§ Task objective
Up to and including the line with "const stepY = [0].concat(countAfter);", write out the listing from its first line, minus the pictures.

↓

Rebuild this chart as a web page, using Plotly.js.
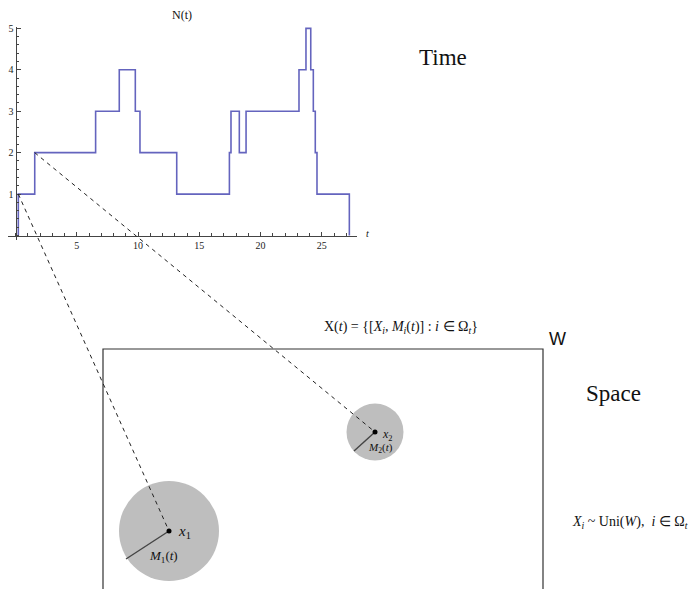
<!DOCTYPE html>
<html>
<head>
<meta charset="utf-8">
<script src="https://cdn.plot.ly/plotly-3.0.1.min.js"></script>
<style>html,body{margin:0;padding:0;background:#fff;}#plot{width:696px;height:589px;}</style>
</head>
<body>
<div id="plot"></div>
<script>
// ---- data ----
const jumpTimes = [0.23, 1.57, 6.54, 8.47, 9.78, 10.16, 13.16, 17.46, 17.59, 18.27, 18.82, 23.14, 23.71, 24.10, 24.31, 24.47, 24.61, 27.25];
const countAfter = [1, 2, 3, 4, 3, 2, 1, 2, 3, 2, 3, 4, 5, 4, 3, 2, 1, 0];
const xTickVals = [5, 10, 15, 20, 25];
const yTickVals = [1, 2, 3, 4, 5];
const linkedJumps = [0, 1]; // births of point 1 and point 2

// ---- layout geometry ----
const W = 696, H = 589;
const xRange = [-0.6, 27.9], yRange = [-0.1, 5.03];
const xPx = [8.15, 357.3];        // pixel span of x range
const yPx = [239.7, 27.1];        // pixel span of y range (bottom, top)
const xDomain = [xPx[0] / W, xPx[1] / W];
const yDomain = [(H - yPx[0]) / H, (H - yPx[1]) / H];

function toPx(t, n) {
  const px = xPx[0] + (t - xRange[0]) / (xRange[1] - xRange[0]) * (xPx[1] - xPx[0]);
  const py = yPx[0] + (n - yRange[0]) / (yRange[1] - yRange[0]) * (yPx[1] - yPx[0]);
  return [px, py];
}
const t0px = toPx(0, 0);

const stepX = [jumpTimes[0]].concat(jumpTimes);
const stepY = [0].concat(countAfter);

const traces = [{
  x: stepX, y: stepY, type: 'scatter', mode: 'lines',
  line: {shape: 'hv', color: '#6464be', width: 1.6},
  xaxis: 'x', yaxis: 'y', hoverinfo: 'skip', showlegend: false
}, {
  x: [0], y: [0], xaxis: 'x2', yaxis: 'y2', mode: 'markers',
  marker: {opacity: 0}, hoverinfo: 'skip', showlegend: false
}];

// space-diagram elements (pixel positions on overlay axis)
const pts = [
  {cx: 169, cy: 531, r: 50, rx: 126, ry: 559},
  {cx: 375, cy: 432, r: 28.5, rx: 354, ry: 451}
];

const shapes = [];
shapes.push({type: 'rect', xref: 'x2', yref: 'y2', x0: 103, x1: 543, y0: 349, y1: 620,
  line: {color: '#333', width: 1.2}, fillcolor: 'rgba(0,0,0,0)'});
pts.forEach(p => {
  shapes.push({type: 'circle', xref: 'x2', yref: 'y2', x0: p.cx - p.r, x1: p.cx + p.r,
    y0: p.cy - p.r, y1: p.cy + p.r, line: {width: 0}, fillcolor: '#bebebe'});
});
pts.forEach(p => {
  shapes.push({type: 'line', xref: 'x2', yref: 'y2', x0: p.cx, y0: p.cy, x1: p.rx, y1: p.ry,
    line: {color: '#444', width: 1.4}});
});
linkedJumps.forEach((j, k) => {
  const s = toPx(jumpTimes[j], countAfter[j]);
  shapes.push({type: 'line', xref: 'x2', yref: 'y2', x0: s[0], y0: s[1], x1: pts[k].cx, y1: pts[k].cy,
    line: {color: '#222', width: 1, dash: '4px,4px'}});
});
pts.forEach(p => {
  shapes.push({type: 'circle', xref: 'x2', yref: 'y2', x0: p.cx - 2.5, x1: p.cx + 2.5,
    y0: p.cy - 2.5, y1: p.cy + 2.5, line: {width: 0}, fillcolor: '#000'});
});

const serif = 'Liberation Serif, Times New Roman, serif';
function ann(x, y, text, size, family, xanchor) {
  return {xref: 'x2', yref: 'y2', x: x, y: y, text: text, showarrow: false,
    xanchor: xanchor || 'center', yanchor: 'middle',
    font: {family: family || serif, size: size, color: '#111'}};
}
const annotations = [
  ann(182, 15, 'N(t)', 12),
  ann(367, 233, '<i>t</i>', 10),
  ann(443, 57, 'Time', 23),
  ann(613, 393, 'Space', 23),
  ann(557, 339, 'W', 18, 'Liberation Sans, Arial, sans-serif'),
  ann(401, 327, 'X(<i>t</i>) = {[<i>X</i><sub><i>i</i></sub>, <i>M</i><sub><i>i</i></sub>(<i>t</i>)] : <i>i</i> ∈ Ω<sub><i>t</i></sub>}', 14),
  ann(630, 522, '<i>X</i><sub><i>i</i></sub> ~ Uni(<i>W</i>),  <i>i</i> ∈ Ω<sub><i>t</i></sub>', 14),
  ann(176, 532, '<i>x</i><sub>1</sub>', 15, serif, 'left'),
  ann(147, 556, '<i>M</i><sub>1</sub>(<i>t</i>)', 13, serif, 'left'),
  ann(380, 435, '<i>x</i><sub>2</sub>', 12, serif, 'left'),
  ann(366, 448, '<i>M</i><sub>2</sub>(<i>t</i>)', 11, serif, 'left')
];

const layout = {
  width: W, height: H, margin: {l: 0, r: 0, t: 0, b: 0, pad: 0},
  paper_bgcolor: '#fff', plot_bgcolor: 'rgba(0,0,0,0)', showlegend: false,
  xaxis: {domain: xDomain, range: xRange, anchor: 'free', position: (H - t0px[1]) / H,
    showgrid: false, zeroline: false, showline: true, linecolor: '#444', linewidth: 1,
    ticks: 'inside', ticklen: 4, tickcolor: '#444', tickmode: 'array', tickvals: xTickVals,
    minor: {dtick: 1, tick0: 0, ticks: 'inside', ticklen: 2.5, tickcolor: '#444', showgrid: false},
    tickfont: {family: serif, size: 10, color: '#222'}, fixedrange: true},
  yaxis: {domain: yDomain, range: yRange, anchor: 'free', position: t0px[0] / W,
    showgrid: false, zeroline: false, showline: true, linecolor: '#444', linewidth: 1,
    ticks: 'inside', ticklen: 4, tickcolor: '#444', tickmode: 'array', tickvals: yTickVals,
    minor: {dtick: 0.2, tick0: 0, ticks: 'inside', ticklen: 2.5, tickcolor: '#444', showgrid: false},
    tickfont: {family: serif, size: 10, color: '#222'}, fixedrange: true},
  xaxis2: {domain: [0, 1], range: [0, W], anchor: 'y2', visible: false, fixedrange: true},
  yaxis2: {domain: [0, 1], range: [H, 0], anchor: 'x2', visible: false, fixedrange: true},
  shapes: shapes, annotations: annotations
};

Plotly.newPlot('plot', traces, layout, {displayModeBar: false, staticPlot: true});
</script>
</body>
</html>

↑

§ Exercise answer
Rebuild this chart as a web page, using Plotly.js.
<!DOCTYPE html>
<html>
<head>
<meta charset="utf-8">
<script src="https://cdn.plot.ly/plotly-3.0.1.min.js"></script>
<style>html,body{margin:0;padding:0;background:#fff;}#plot{width:696px;height:589px;}</style>
</head>
<body>
<div id="plot"></div>
<script>
// ---- data ----
const jumpTimes = [0.23, 1.57, 6.54, 8.47, 9.78, 10.16, 13.16, 17.46, 17.59, 18.27, 18.82, 23.14, 23.71, 24.10, 24.31, 24.47, 24.61, 27.25];
const countAfter = [1, 2, 3, 4, 3, 2, 1, 2, 3, 2, 3, 4, 5, 4, 3, 2, 1, 0];
const xTickVals = [5, 10, 15, 20, 25];
const yTickVals = [1, 2, 3, 4, 5];
const linkedJumps = [0, 1]; // births of point 1 and point 2

// ---- layout geometry ----
const W = 696, H = 589;
const xRange = [-0.6, 27.9], yRange = [-0.1, 5.03];
const xPx = [8.15, 357.3];        // pixel span of x range
const yPx = [239.7, 27.1];        // pixel span of y range (bottom, top)
const xDomain = [xPx[0] / W, xPx[1] / W];
const yDomain = [(H - yPx[0]) / H, (H - yPx[1]) / H];

function toPx(t, n) {
  const px = xPx[0] + (t - xRange[0]) / (xRange[1] - xRange[0]) * (xPx[1] - xPx[0]);
  const py = yPx[0] + (n - yRange[0]) / (yRange[1] - yRange[0]) * (yPx[1] - yPx[0]);
  return [px, py];
}
const t0px = toPx(0, 0);

const stepX = [jumpTimes[0]].concat(jumpTimes);
const stepY = [0].concat(countAfter);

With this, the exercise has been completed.